Everyone knows that you dare not over- or underexpose color slide film because you will lose detail in either the highlights or the shadows. As I have explained earlier, that is because all positive color film has a very clearly defined toe and shoulder to their H&D curve. But, the H&D curve for color negative film is considerably different in shape.
Figure 5 is a reproduction of the official published H&D curve for Kodak's old Vericolor 400 Professional film. Curves for any of the newer, modern, films will be almost identical. Since there are three (cyan, magenta, and yellow) dye layers in color films, the H&D curve for a color film consists of three curves, one for each dye layer. Don't let the three curves bother you. Just look at their angle and shape. Notice that there is no shoulder for the H&D curve for Vericolor 400 film. The lines just go straight off the graph! That means that you can intentionally overexpose it without the highlights being compressed into a big white glob. Remember what happens to the shadow tones when you intentionally overexpose a film? That's right. As the Exposure Range is moved up the H&D curve, the shadow tones become uncompressed, allowing you to see a greater amount of detail in the shadows because you have created greater "separation" (of tone values).

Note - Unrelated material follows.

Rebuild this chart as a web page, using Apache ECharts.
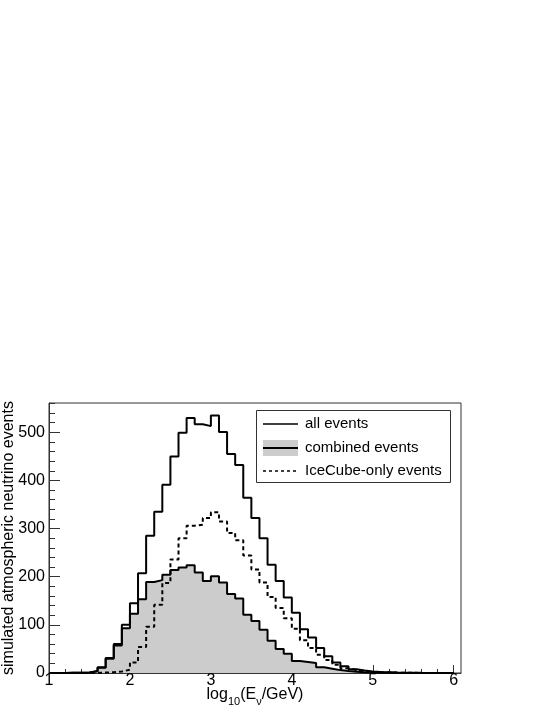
<!DOCTYPE html>
<html>
<head>
<meta charset="utf-8">
<script src="https://cdn.jsdelivr.net/npm/echarts@6/dist/echarts.min.js"></script>
<style>
  html, body { margin: 0; padding: 0; background: #ffffff; }
  #chart { width: 554px; height: 717px; }
</style>
</head>
<body>
<div id="chart"></div>
<script>
// ---- data (histogram bins of width 0.1 in log10(E/GeV)) ----
const binEdges = [
  1.0, 1.1, 1.2, 1.3, 1.4, 1.5, 1.6, 1.7, 1.8, 1.9,
  2.0, 2.1, 2.2, 2.3, 2.4, 2.5, 2.6, 2.7, 2.8, 2.9,
  3.0, 3.1, 3.2, 3.3, 3.4, 3.5, 3.6, 3.7, 3.8, 3.9,
  4.0, 4.1, 4.2, 4.3, 4.4, 4.5, 4.6, 4.7, 4.8, 4.9,
  5.0, 5.1, 5.2, 5.3, 5.4, 5.5, 5.6, 5.7, 5.8, 5.9,
  6.0
];
const allEvents = [
  0, 0, 0.3, 0.5, 1, 4, 12, 31, 60, 100,
  145, 207, 285, 335, 391, 450, 499, 530, 517, 513,
  535, 501, 455, 432, 364, 322, 280, 225, 191, 157,
  125, 91, 74, 52, 35, 22, 14, 8, 5, 3,
  2, 1.5, 1, 0.7, 0.5, 0.3, 0.2, 0.2, 0.1, 0.1
];
const combinedEvents = [
  0, 0, 0.3, 0.5, 1, 3.5, 11, 29.5, 57, 93,
  123, 153, 189, 193, 204, 214, 219, 224, 209, 191,
  201, 188, 164, 155, 121, 108, 90, 67, 50, 40,
  25, 23, 21, 12, 9, 6, 4, 2.5, 1.5, 1,
  0.7, 0.5, 0.3, 0.2, 0.2, 0.1, 0.1, 0, 0, 0
];
const iceCubeOnlyEvents = [
  0, 0, 0, 0, 0, 0.5, 1, 1.5, 3, 7,
  22, 54, 96, 142, 187, 236, 280, 306, 308, 322,
  334, 315, 291, 276, 244, 215, 188, 158, 135, 114,
  92, 68, 52, 38, 27, 17, 10, 6, 3.5, 2,
  1.3, 1, 0.7, 0.5, 0.3, 0.2, 0.1, 0.1, 0.1, 0
];
const xMajorTicks = [1, 2, 3, 4, 5, 6];
const yMajorTicks = [0, 100, 200, 300, 400, 500];
const yTitle = 'simulated atmospheric neutrino events';
const legendLabels = ['all events', 'combined events', 'IceCube-only events'];

// ---- helpers ----
function stepData(values) {
  // points at each bin's lower edge, plus the upper edge of the last bin
  return binEdges.map((e, i) => [e, values[Math.min(i, values.length - 1)]]);
}
const xMinor = [];
for (let i = 0; i < xMajorTicks.length - 1; i++) {
  for (let k = 1; k < 5; k++) xMinor.push(+(xMajorTicks[i] + k * 0.2).toFixed(2));
}
const yMinor = [];
for (let v = 20; v <= 560; v += 20) { if (v % 100 !== 0) yMinor.push(v); }

const FONT = 'Liberation Sans, Arial, Helvetica, sans-serif';
const X_MIN = 1, X_MAX = 6.09, Y_MIN = 0, Y_MAX = 561;
const AXIS_COLOR = '#333333';

const chart = echarts.init(document.getElementById('chart'), null, { renderer: 'canvas' });

const baseX = {
  type: 'value', min: X_MIN, max: X_MAX, position: 'bottom',
  splitLine: { show: false },
};
const baseY = {
  type: 'value', min: Y_MIN, max: Y_MAX, position: 'left',
  splitLine: { show: false },
};

const option = {
  animation: false,
  backgroundColor: '#ffffff',
  textStyle: { fontFamily: FONT },
  grid: {
    left: 49, top: 403, width: 412, height: 270,
    containLabel: false,
    outerBoundsMode: 'none',
    show: true, borderColor: AXIS_COLOR, borderWidth: 1,
    backgroundColor: 'transparent'
  },
  xAxis: [
    Object.assign({}, baseX, {
      axisLine: { show: true, lineStyle: { color: AXIS_COLOR, width: 1 } },
      axisTick: { show: true, inside: true, length: 8, customValues: xMajorTicks,
                  lineStyle: { color: AXIS_COLOR, width: 1 } },
      axisLabel: { show: true, customValues: xMajorTicks, margin: 0,
                   fontSize: 16, color: '#000', fontFamily: FONT },
      name: '{m|log}{s|10}{m|(E}{s|ν}{m|/GeV)}',
      nameLocation: 'middle',
      nameGap: 14,
      nameMoveOverlap: false,
      nameTextStyle: {
        rich: {
          m: { fontSize: 16, fontFamily: FONT, color: '#000', lineHeight: 16, verticalAlign: 'top' },
          s: { fontSize: 11, fontFamily: FONT, color: '#000', lineHeight: 11, verticalAlign: 'top', padding: [9, 0, 0, 0] }
        }
      }
    }),
    Object.assign({}, baseX, {
      axisLine: { show: false },
      axisTick: { show: true, inside: true, length: 4, customValues: xMinor,
                  lineStyle: { color: AXIS_COLOR, width: 1 } },
      axisLabel: { show: false }
    })
  ],
  yAxis: [
    Object.assign({}, baseY, {
      axisLine: { show: true, lineStyle: { color: AXIS_COLOR, width: 1 } },
      axisTick: { show: true, inside: true, length: 11, customValues: yMajorTicks,
                  lineStyle: { color: AXIS_COLOR, width: 1 } },
      axisLabel: { show: true, customValues: yMajorTicks, margin: 4,
                   fontSize: 16, color: '#000', fontFamily: FONT },
      name: yTitle,
      nameLocation: 'middle',
      nameGap: 32,
      nameMoveOverlap: false,
      nameTextStyle: { fontSize: 16, color: '#000', fontFamily: FONT }
    }),
    Object.assign({}, baseY, {
      axisLine: { show: false },
      axisTick: { show: true, inside: true, length: 6, customValues: yMinor,
                  lineStyle: { color: AXIS_COLOR, width: 1 } },
      axisLabel: { show: false }
    })
  ],
  series: [
    {
      name: legendLabels[1], type: 'line', step: 'end',
      data: stepData(combinedEvents), symbol: 'none', silent: true,
      lineStyle: { color: '#000', width: 2 },
      areaStyle: { color: '#cccccc', opacity: 1 },
      z: 2
    },
    {
      name: legendLabels[0], type: 'line', step: 'end',
      data: stepData(allEvents), symbol: 'none', silent: true,
      lineStyle: { color: '#000', width: 2 },
      z: 3
    },
    {
      name: legendLabels[2], type: 'line', step: 'end',
      data: stepData(iceCubeOnlyEvents), symbol: 'none', silent: true,
      lineStyle: { color: '#000', width: 2, type: [4, 3] },
      z: 4
    }
  ],
  graphic: [
    { type: 'rect', z: 100, shape: { x: 256.5, y: 410.5, width: 194, height: 72 },
      style: { fill: '#ffffff', stroke: '#333333', lineWidth: 1 } },
    // all events
    { type: 'line', z: 101, shape: { x1: 263, y1: 424, x2: 298, y2: 424 },
      style: { stroke: '#000', lineWidth: 1.5 } },
    { type: 'text', z: 101, x: 305, y: 424,
      style: { text: legendLabels[0], font: '15px ' + FONT, fill: '#000', verticalAlign: 'middle' } },
    // combined events
    { type: 'rect', z: 101, shape: { x: 263, y: 440, width: 35, height: 16 },
      style: { fill: '#cccccc', stroke: null } },
    { type: 'line', z: 102, shape: { x1: 263, y1: 448, x2: 298, y2: 448 },
      style: { stroke: '#000', lineWidth: 2 } },
    { type: 'text', z: 101, x: 305, y: 448,
      style: { text: legendLabels[1], font: '15px ' + FONT, fill: '#000', verticalAlign: 'middle' } },
    // IceCube-only events
    { type: 'line', z: 101, shape: { x1: 263, y1: 471, x2: 298, y2: 471 },
      style: { stroke: '#000', lineWidth: 1.5, lineDash: [3, 3] } },
    { type: 'text', z: 101, x: 305, y: 471,
      style: { text: legendLabels[2], font: '15px ' + FONT, fill: '#000', verticalAlign: 'middle' } }
  ]
};

chart.setOption(option);
</script>
</body>
</html>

So, since there is no penalty (no compression of highlights) for overexposing most color negative films, and since you get much better shadow tones when you do, why not do it? Most knowledgeable photographers do overexpose their color negative films. Especially when they are photographing dark, low reflective subject matter, where they might otherwise lose detail.
Now that you understand how H&D curves work for conventional film, it might be a little easier to understand the Curves tool in Photoshop that digital photographers use to make adjustments in density, contrast, and color balance. I don't have room in this article to go into the use of the Curve tool, but I wanted you to know that it's patterned after regular H&D curves used in conventional darkroom work.